President Donald Trump approached several top intelligence officials, asking them to speak out against the FBI's ongoing investigation into the connections between Trump's campaign and the Russian government.
According to a new bombshell report from The Washington Post, Trump approached Daniel Coats, the director of national intelligence, and Admiral Michael Rogers, director of the National Security Agency, after then-FBI director James Comey in March told the House Intelligence Committee that the bureau was continuing to probe connections between Trump's associates and Russia. Trump reportedly asked both Coats and Rogers, separately, to publicly denounce the probe. Both men refused the request, believing it to be inappropriate, the Post was told by four unnamed sources within the intelligence community.
The Post reports that other White House officials "sounded out top intelligence officials about the possibility of intervening directly with Comey to encourage the FBI to drop its probe of Michael Flynn," Trump's former national security adviser who, also on Monday, said he would not answer a subpoena from the Senate Intelligence Committee, invoking his Fifth Amendment protection against self-incrimination.
In a statement, the White House refused to confirm or deny the Post report, calling it "unsubstantiated claims based on illegal leaks from anonymous individuals."
Like the other recent revelations about Trump's supposed abuses of power—including last week's Washington Post story that claimed Trump tried to get Comey to close the investigation into Flynn prior to firing the head of the FBI, and the report that Trump gave top secret intelligence to Russian officials visiting the Oval Office—we should be careful to avoid jumping to conclusions about details of a report that's based entirely, or mostly, on unnamed sources. Skepticism is the appropriate response, surely, until an independent investigation can get to the bottom of all this.

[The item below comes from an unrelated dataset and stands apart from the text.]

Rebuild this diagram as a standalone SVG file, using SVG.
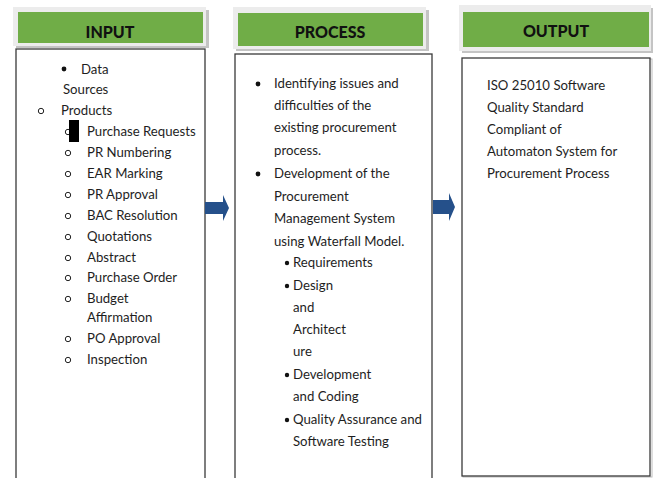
<svg xmlns="http://www.w3.org/2000/svg" width="655" height="478" viewBox="0 0 655 478">
  <defs>
    <style>
      .halo { fill: #ececec; }
      .shade { fill: #c4c4c4; }
      .head { fill: #70ad47; }
      .htext { font-family: Lato, "Liberation Sans", sans-serif; font-weight: 900; font-size: 16px; fill: #111111; text-anchor: middle; }
      .panel { fill: #ffffff; stroke: #3a3a3a; stroke-width: 1.3; }
      .t { font-family: Lato, "Liberation Sans", sans-serif; font-size: 13.2px; fill: #1e1e1e; }
      .dot { fill: #111111; }
      .ring { fill: none; stroke: #222222; stroke-width: 1; }
      .arrow { fill: #25508a; }
    </style>
  </defs>

  <rect width="655" height="478" fill="#ffffff"/>

  <!-- INPUT column -->
  <g id="input">
    <rect class="shade" x="16" y="10" width="193" height="38"/>
    <rect class="halo" x="13" y="7" width="193" height="39"/>
    <rect class="head" x="18" y="12" width="185" height="31"/>
    <text class="htext" x="110" y="38">INPUT</text>
    <rect class="panel" x="16" y="49" width="189" height="440"/>
    <circle class="dot" cx="64" cy="69" r="2.4"/>
    <text class="t" x="81" y="74">Data</text>
    <text class="t" x="63" y="94">Sources</text>
    <circle class="ring" cx="41" cy="111" r="2.7"/>
    <text class="t" x="61" y="115">Products</text>
    <circle class="ring" cx="68" cy="132" r="2.7"/>
    <rect x="69" y="120" width="10" height="22" fill="#000000"/>
    <text class="t" x="87" y="136">Purchase Requests</text>
    <circle class="ring" cx="68" cy="153" r="2.7"/>
    <text class="t" x="87" y="157">PR Numbering</text>
    <circle class="ring" cx="68" cy="174" r="2.7"/>
    <text class="t" x="87" y="178">EAR Marking</text>
    <circle class="ring" cx="68" cy="195" r="2.7"/>
    <text class="t" x="87" y="199">PR Approval</text>
    <circle class="ring" cx="68" cy="216" r="2.7"/>
    <text class="t" x="87" y="220">BAC Resolution</text>
    <circle class="ring" cx="68" cy="237" r="2.7"/>
    <text class="t" x="87" y="241">Quotations</text>
    <circle class="ring" cx="68" cy="258" r="2.7"/>
    <text class="t" x="87" y="262">Abstract</text>
    <circle class="ring" cx="68" cy="278" r="2.7"/>
    <text class="t" x="87" y="282">Purchase Order</text>
    <circle class="ring" cx="68" cy="299" r="2.7"/>
    <text class="t" x="87" y="303">Budget</text>
    <text class="t" x="87" y="322">Affirmation</text>
    <circle class="ring" cx="68" cy="339" r="2.7"/>
    <text class="t" x="87" y="343">PO Approval</text>
    <circle class="ring" cx="68" cy="360" r="2.7"/>
    <text class="t" x="87" y="364">Inspection</text>
  </g>

  <!-- PROCESS column -->
  <g id="process">
    <rect class="shade" x="236" y="10" width="193" height="41"/>
    <rect class="halo" x="233" y="7" width="193" height="42"/>
    <rect class="head" x="238" y="13" width="185" height="33"/>
    <text class="htext" x="330" y="38">PROCESS</text>
    <rect class="panel" x="235" y="54" width="197" height="435"/>
    <circle class="dot" cx="258" cy="84" r="2.4"/>
    <text class="t" x="274" y="88">Identifying issues and</text>
    <text class="t" x="274" y="110">difficulties of the</text>
    <text class="t" x="274" y="132">existing procurement</text>
    <text class="t" x="274" y="155">process.</text>
    <circle class="dot" cx="258" cy="174" r="2.4"/>
    <text class="t" x="274" y="178">Development of the</text>
    <text class="t" x="274" y="201">Procurement</text>
    <text class="t" x="274" y="223">Management System</text>
    <text class="t" x="274" y="246">using Waterfall Model.</text>
    <circle class="dot" cx="287" cy="263" r="2.2"/>
    <text class="t" x="293" y="267">Requirements</text>
    <circle class="dot" cx="287" cy="286" r="2.2"/>
    <text class="t" x="293" y="290">Design</text>
    <text class="t" x="293" y="312">and</text>
    <text class="t" x="293" y="334">Architect</text>
    <text class="t" x="293" y="356">ure</text>
    <circle class="dot" cx="287" cy="375" r="2.2"/>
    <text class="t" x="293" y="379">Development</text>
    <text class="t" x="293" y="401">and Coding</text>
    <circle class="dot" cx="287" cy="420" r="2.2"/>
    <text class="t" x="293" y="424">Quality Assurance and</text>
    <text class="t" x="293" y="446">Software Testing</text>
  </g>

  <!-- OUTPUT column -->
  <g id="output">
    <rect class="shade" x="462" y="8" width="191" height="45"/>
    <rect class="halo" x="459" y="5" width="192" height="46"/>
    <rect class="head" x="463" y="12" width="186" height="35"/>
    <text class="htext" x="556" y="37">OUTPUT</text>
    <rect x="463" y="59" width="189" height="418" fill="none" stroke="#bcbcbc" stroke-width="1"/>
    <rect class="panel" x="462" y="58" width="188" height="418"/>
    <text class="t" x="487" y="90">ISO 25010 Software</text>
    <text class="t" x="487" y="112">Quality Standard</text>
    <text class="t" x="487" y="134">Compliant of</text>
    <text class="t" x="487" y="156">Automaton System for</text>
    <text class="t" x="487" y="178">Procurement Process</text>
  </g>

  <!-- block arrows between columns -->
  <g id="connectors">
    <polygon class="arrow" points="205,202 223,202 223,195 229,208 223,221 223,214 205,214"/>
    <polygon class="arrow" points="433,200 449,200 449,193 455,207 449,221 449,214 433,214"/>
  </g>
</svg>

Still, Monday's report is a stunning one, even by the standards of the past two weeks. Some, including the Post itself, are immediately drawing parallels to Nixon's attempt to use the CIA to undermine the FBI's investigation into the Watergate break-ins. Even if Trump did not commit a crime by attempting to get intelligence agencies to publicly undermine an ongoing FBI investigation, this is another worrying sign that Trump does not understand—or does not care about—the longstanding, and important, boundaries between the presidency and the nation's top law enforcement agency.